All matrix rings are over the integers, colimits are colimits of $\mathsf{Rng}$s and $\otimes$ means $\otimes_{\mathbb{Z}}$.
My guess is that yes, indeed, and my reasoning is as follows: since $M_\infty = \mathrm{colim} M_n$, then
$$ M_\infty \otimes M_\infty \simeq \mathrm{colim}_{(i,j)} M_i \otimes M_j \simeq \mathrm{colim}_{(i,j)} M_{ij} $$
and similarly
$$ M_n \otimes M_\infty \simeq \mathrm{colim} M_{in}. $$
Both of these are isomorphic to $M_\infty$ if the following is correct,
Proposition: let $f : (\Lambda,\leq) \to (\mathbb{N},\leq)$ be a cofinal order-preserving function. Then $\mathrm{colim}_{\alpha \in \Lambda} M_{f(\alpha)} \simeq M_\infty$.

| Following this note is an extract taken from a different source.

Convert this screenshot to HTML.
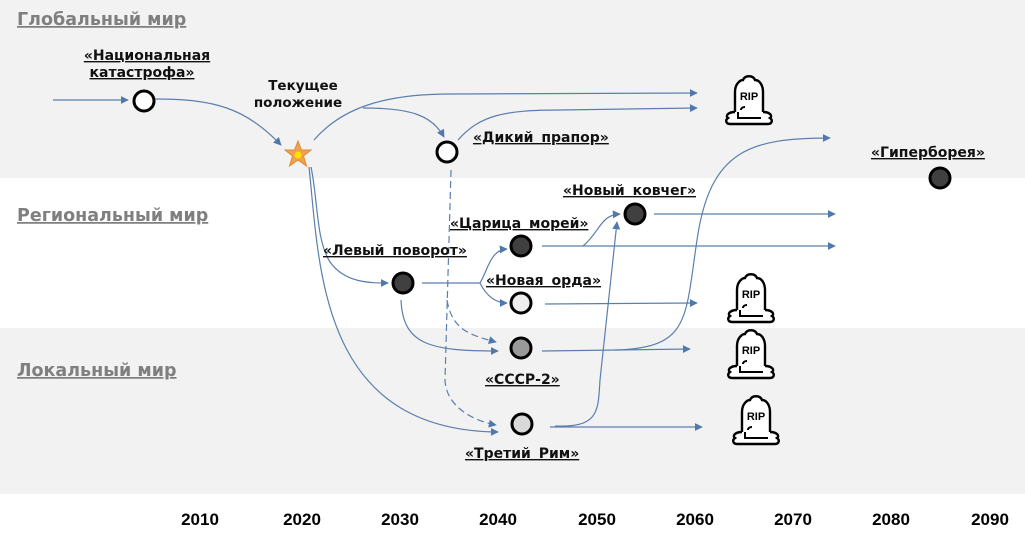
<!DOCTYPE html>
<html><head><meta charset="utf-8"><style>
html,body{margin:0;padding:0;background:#fff}
svg{display:block}
.b{font-family:"DejaVu Sans","Liberation Sans",sans-serif;font-weight:bold;font-size:17.5px;fill:#7f7f7f;text-decoration:underline}
.l{font-family:"DejaVu Sans","Liberation Sans",sans-serif;font-weight:bold;font-size:14px;fill:#111;text-decoration:underline;word-spacing:3px}
.t{font-family:"DejaVu Sans","Liberation Sans",sans-serif;font-weight:bold;font-size:13.5px;fill:#111}
.y{font-family:"Liberation Sans Narrow","Liberation Sans",sans-serif;font-weight:bold;font-size:17px;fill:#000}
.c{fill:none;stroke:#5b7fad;stroke-width:1.2}
.d{fill:none;stroke:#5b7fad;stroke-width:1.2;stroke-dasharray:7 4}
.n{stroke:#000;stroke-width:3}
</style></head><body>
<svg width="1025" height="543" viewBox="0 0 1025 543" xmlns="http://www.w3.org/2000/svg">
<defs>
<marker id="a" viewBox="0 0 10 10" refX="9" refY="5" markerWidth="8" markerHeight="8" orient="auto" markerUnits="userSpaceOnUse"><path d="M0,0 L10,5 L0,10 z" fill="#4f79ad"/></marker>
<g id="rip">
<path d="M-14,14 L-14,-6 C-14,-14 -9,-18 -6,-18 C-4,-23 4,-23 6,-18 C11,-18 14,-12 14,-6 L14,14" fill="#fff" stroke="#000" stroke-width="2.4"/>
<path d="M-14,14 C-21,14 -24,18 -21,20 C-24,22 -23,26 -19,26 L19,26 C23,26 24,22 21,20 C24,18 21,14 14,14" fill="#fff" stroke="#000" stroke-width="2.4"/>
<path d="M-12,20 L12,20 M-11,14 L-11,19 M-8,12 C-8,10 -6,9 -4,9" fill="none" stroke="#000" stroke-width="2"/>
<text x="0" y="2" text-anchor="middle" font-family="Liberation Sans,sans-serif" font-weight="bold" font-size="11" fill="#000">RIP</text>
</g>
</defs>
<rect x="0" y="0" width="1025" height="178" fill="#f2f2f2"/>
<rect x="0" y="328" width="1025" height="166" fill="#f2f2f2"/>

<text class="b" x="17" y="25">Глобальный мир</text>
<text class="b" x="17" y="221">Региональный мир</text>
<text class="b" x="17" y="376">Локальный мир</text>

<path class="c" d="M53,100 L128,100" marker-end="url(#a)"/>
<path class="c" d="M155,99 C215,99 245,108 281,145" marker-end="url(#a)"/>
<path class="c" d="M314,140 C340,110 380,94 450,94 L697,93" marker-end="url(#a)"/>
<path class="c" d="M363,108 C410,108 432,115 444,137" marker-end="url(#a)"/>
<path class="c" d="M458,140 C480,115 505,110 560,110 L697,108" marker-end="url(#a)"/>
<path class="d" d="M451,170 L445,380 C446,405 470,420 496,425" marker-end="url(#a)"/>
<path class="d" d="M447,300 C452,330 470,335 496,342" marker-end="url(#a)"/>
<path class="c" d="M311,167 C318,200 316,240 330,262 C345,283 370,283 388,283" marker-end="url(#a)"/>
<path class="c" d="M309,167 C320,270 320,430 498,432" marker-end="url(#a)"/>
<path class="c" d="M422,283 L480,283 C488,270 490,250 507,249" marker-end="url(#a)"/>
<path class="c" d="M480,283 C486,295 495,303 507,303" marker-end="url(#a)"/>
<path class="c" d="M401,300 C403,345 430,351 498,351" marker-end="url(#a)"/>
<path class="c" d="M542,246 L835,246" marker-end="url(#a)"/>
<path class="c" d="M583,246 C600,232 600,215 620,214" marker-end="url(#a)"/>
<path class="c" d="M654,214 L835,214" marker-end="url(#a)"/>
<path class="c" d="M545,304 L697,303" marker-end="url(#a)"/>
<path class="c" d="M542,351 L690,349" marker-end="url(#a)"/>
<path class="c" d="M615,350 C690,348 685,320 697,240 C710,150 750,138 830,138" marker-end="url(#a)"/>
<path class="c" d="M550,427 L702,427" marker-end="url(#a)"/>
<path class="c" d="M555,426 C600,428 598,410 600,380 L617,222" marker-end="url(#a)"/>

<circle class="n" cx="144" cy="101" r="10" fill="#fff"/>
<circle class="n" cx="447" cy="152" r="10" fill="#fff"/>
<circle class="n" cx="403" cy="283" r="10" fill="#404040"/>
<circle class="n" cx="521" cy="246" r="10" fill="#404040"/>
<circle class="n" cx="521" cy="303" r="10" fill="#eeeeee"/>
<circle class="n" cx="521" cy="348" r="10" fill="#999"/>
<circle class="n" cx="522" cy="424" r="10" fill="#d9d9d9"/>
<circle class="n" cx="635" cy="214" r="10" fill="#404040"/>
<circle class="n" cx="940" cy="178" r="10" fill="#404040"/>
<polygon points="298,141 301.5,150 311,150 303.5,156 306.5,166 298,160 289.5,166 292.5,156 285,150 294.5,150" fill="#f0a050" stroke="#e08a30" stroke-width="1"/>
<circle cx="298" cy="155" r="3.5" fill="#ffe000"/>

<use href="#rip" x="749" y="98"/>
<use href="#rip" x="751" y="296"/>
<use href="#rip" x="751" y="352"/>
<use href="#rip" x="756" y="418"/>

<text class="l" x="147" y="60" text-anchor="middle">«Национальная</text>
<text class="l" x="142" y="77" text-anchor="middle">катастрофа»</text>
<text class="t" x="303" y="90" text-anchor="middle">Текущее</text>
<text class="t" x="298" y="107" text-anchor="middle">положение</text>
<text class="l" x="473" y="142">«Дикий прапор»</text>
<text class="l" x="871" y="157">«Гиперборея»</text>
<text class="l" x="563" y="195">«Новый ковчег»</text>
<text class="l" x="450" y="228">«Царица морей»</text>
<text class="l" x="323" y="255">«Левый поворот»</text>
<text class="l" x="486" y="285">«Новая орда»</text>
<text class="l" x="485" y="384">«СССР-2»</text>
<text class="l" x="465" y="458">«Третий Рим»</text>

<g class="y" text-anchor="middle">
<text x="200" y="525">2010</text><text x="302" y="525">2020</text><text x="400" y="525">2030</text>
<text x="498" y="525">2040</text><text x="597" y="525">2050</text><text x="695" y="525">2060</text>
<text x="793" y="525">2070</text><text x="891" y="525">2080</text><text x="990" y="525">2090</text>
</g>
</svg>
</body></html>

Proof. For each $\alpha \in \Lambda$, the identity maps of $M_{f(\alpha)}$ composed with inclusion to $M_\infty$ assemble into a map
$$ \gamma : \mathrm{colim}_{\alpha \in \Lambda} M_{f(\alpha)} \to M_\infty $$
Picking a matrix in $M_\infty$, by cofinality it is contained in some $M_{f(\alpha)}$ and so it is in the image of $\gamma$. Likewise, if an element in the colimit is given by a matrix in $M_{f(\alpha)}$, its image in $M_\infty$ coincides with the image via the monomorphism $M_{f(\alpha)} \hookrightarrow M_\infty$ and thus $\gamma$ is injective. $\square$
Is this proof correct? Is there a more categorical proof? That is, can we deduce that $\gamma$ is an iso without appealing to bijectivity? Also, there seems to be some general fact about diagrams indexed by (filtered?) posets hiding somewhere.
As a side question (which I think is a bit to narrow not to include here),
Is the morphism $M_\infty \to M_\infty \otimes M_\infty$ given by tensoring the inclusion $\mathbb{Z}\ni k \mapsto k \cdot e_{11} \in M_\infty$ with $M_\infty$ an iso?